Growing ‘disloyalty bonus’ as pay growth for job movers hits 10 per cent for first time since early-2000s

Mixed signals on the labour market – with strong pay growth for job movers countered by muted pay growth for those sticking with their employer – provides the backdrop to the Bank of England’s big decision on interest rates later today, according to the Resolution Foundation’s latest quarterly Earnings Outlook published today (Thursday).

The Earnings Outlook, which lifts the lid on key UK labour market trends, includes the latest Resolution Foundation pay projection which shows that in the coming months nominal pay growth is set to remain around, or slightly below, its current level of 2.7 per cent. This is well below its pre-crisis average of 4.5 per cent.

Historically weak pay growth in part reflects the fact that there is greater slack in the labour market than many economists previously expected. The Outlook notes that while under-employment has almost returned to its mid-2000s low of 3.7 per cent, it remains elevated for women (4.7 per cent) and workers under the age of 30 (11.2 per cent).

However, wider evidence indicates that pay pressures have built in recent months as slack has reduced.
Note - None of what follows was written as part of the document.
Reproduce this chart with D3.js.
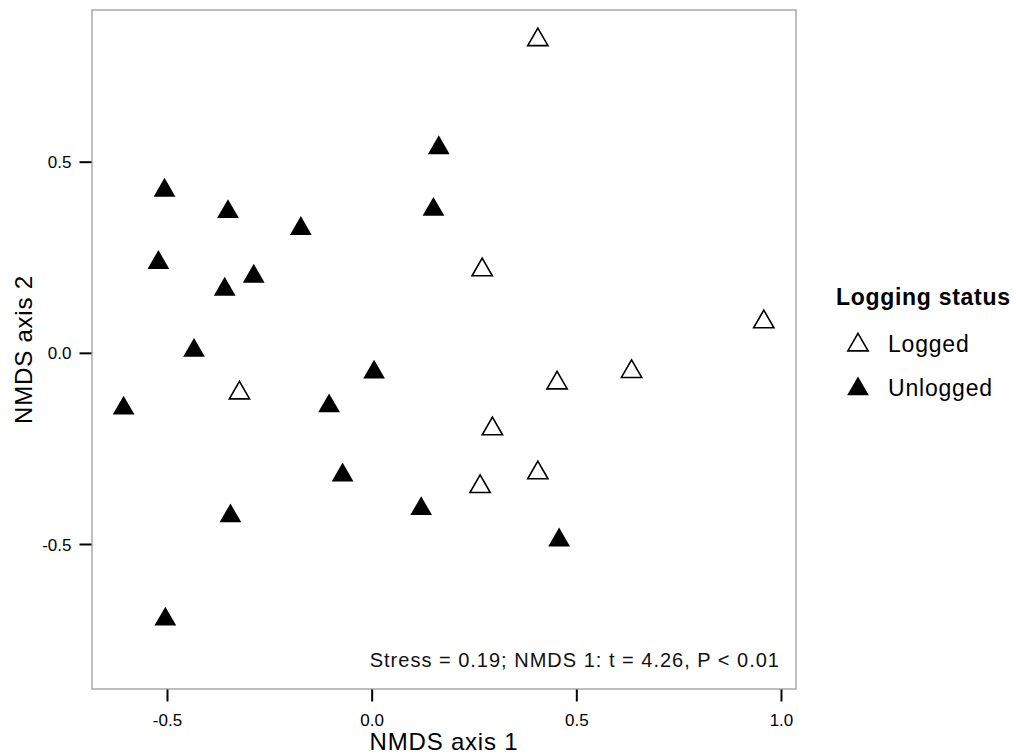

Nominal pay has bounced back after a slight dip following the referendum, and has been above 2.5 per cent for the past six months.

Underneath the pay headlines, the Earnings Outlook also highlights a growing ‘disloyalty bonus’. Nominal pay growth for people who moved jobs in the last 12 months hit 11 pay cent earlier this year – its highest level since the early 2000s.

But while pay growth for job movers is rising, the Outlook also highlights that pay growth for the vast majority of workers who stick with their employer remains rooted at just 2.5 per cent – well below the pre-crisis average of over 4 per cent.

The Foundation adds that despite the growing pay premium for moving jobs, the proportion of workers who have voluntarily switched employment recently is well down on pre-crisis levels, with just 3 per cent of workers having done so in the last 12 months, compared to an average of 4 per cent in the years before the crisis.

The Foundation says that as MPC members weigh up whether or not to raise interest rates, their key judgement on pay will be whether historically weak, but recently slightly improved, earnings growth is as good as it gets given the countries’ weak productivity performance. This would strengthen the case for an increase.

If however, MPC members believe that pay growth has plenty of scope to strengthen further towards historic norms, such a view would underpin the case for holding off on a rise until this stronger pay growth materialises.

Stephen Clarke, Senior Economic Analyst at the Resolution Foundation, said: “As the Bank of England decides whether or not to raise interest rates, the evidence on the key issue of pay pressure is decidedly mixed.

“For those moving jobs, pay growth has hit 10 per cent for the first time in over a decade. However, for the vast majority of workers who didn’t move jobs in the last year, pay is still struggling along at just 2.5 per cent – barely higher than inflation. And despite this growing ‘disloyalty bonus’ young workers in particular seem reluctant to make the move.

“While overall pay growth remains weak, interest rate hawks may take the view that, bad as it is, this is still as good as it gets. Those holding off on rate rises may take the view however that recent small upticks in pay pressure mean that things can only get better.”